Pastor contesta Projeto de Lei dos "retiros culturais"

Fonte: Atualizado: sábado, 29 de março de 2014 às 03:27

O pastor Lyndon de Araújo Santos, da Igreja Evangélica Congregacional, professor do Departamento de História da Universidade Federal do Maranhão, encaminhou carta à deputada Eliziane Gama, reconhecendo seu importante trabalho como deputada estadual, mas manifestando seu descontentamento e propondo até uma moção de repúdio ao Projeto de Lei de autoria da deputada, que propõe o finaciamento público para o que ela chama de ''retiros culturais''.

''Retiros Culturais'', foi uma nova nomeclatura que a deputada evangélica encontrou para justificar o repasse de dinheiro público para custear eventos religiosos em épocas festivas, como carnaval e o período junino.

Veja a carta do pastor.

Prezada Deputada Eliziane Gama,

Antes de tudo quero expressar o meu apreço pela forma como vem se conduzindo como representante da população maranhense na Assembléia Legislativa do estado do Maranhão.

Venho, no entanto, manifestar o meu descontentamento e desacordo para com o Projeto de Lei no. 8.904, de novembro de 2008, que dispõe sobre apoio a ''retiros culturais'' por parte do Estado, no valor de R$ 100.000,00 (cem mil reais). Em notícia publicada no jornal Estado do Maranhão, de 12/02/2010, a Governadora Roseana Sarney recebeu membros da comunidade evangélica, a fim de - não está claro na reportagem - garantir recursos para os chamados ''retiros culturais''.

Expresso a minha insatisfação para com o decreto e para com esta prática. O apóstolo Paulo afirma que ''todas as coisas me são lícitas, mas nem tudo me convém''. Embora os termos do decreto possam estar licitamente e legalmente escritos, escapando da possível inconstitucionalidade de um governo laico transferir recursos para credos religiosos, a atitude e a prática inserem-se no ''nem tudo me convém'', especialmente na sua dimensão ética. Trata-se de um princípio que rege a ética pessoal e pública do cristão, extensiva à igreja e a representantes políticos que se auto-denominam cristãos. Como cidadão, pastor, professor e historiador, o desconforto para com esta atitude se situa na não conveniência de uma prática que se liga à cooptação política e troca de favores eleitorais. Além disso, ''retiros culturais'' é uma expressão que encobre e escamoteia a verdadeira estratégia que é dar dinheiro para a realização de shows evangélicos e retiros espirituais de igrejas.

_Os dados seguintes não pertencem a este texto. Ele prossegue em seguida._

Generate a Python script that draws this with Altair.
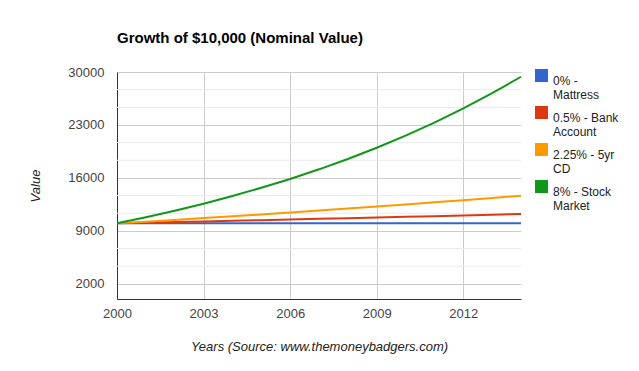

Os evangélicos neste país estão sendo envergonhados e vilipendiados em sua imagem pública por conta de práticas envolvendo dinheiro, corrupção, tráfico de influência, sonegação fiscal, ''oração da propina'', compra de telhados e pisos para templos, venda de votos de membros de igrejas, dentre outras denúncias.

Sendo assim, estes recursos deveriam ser devolvidos ao erário público como forma de bom testemunho e, ao mesmo tempo, abrir-se uma ampla discussão em torno do favorecimento do governo em ''doar'' recursos públicos para entidades (sejam religiosas ou não), em nome da ''cultura''. O fato de que o governo favorecer outras religiões em nome da cultura, não justifica que os evangélicos devam fazer parte da mesma prática indevida e inconstitucional. A luta por um estado laico, sem religião oficial e sem favorecimentos a grupos religiosos, foi histórica por parte dos protestantes neste país, junto com a liberdade religiosa, o voto feminino e a alfabetização.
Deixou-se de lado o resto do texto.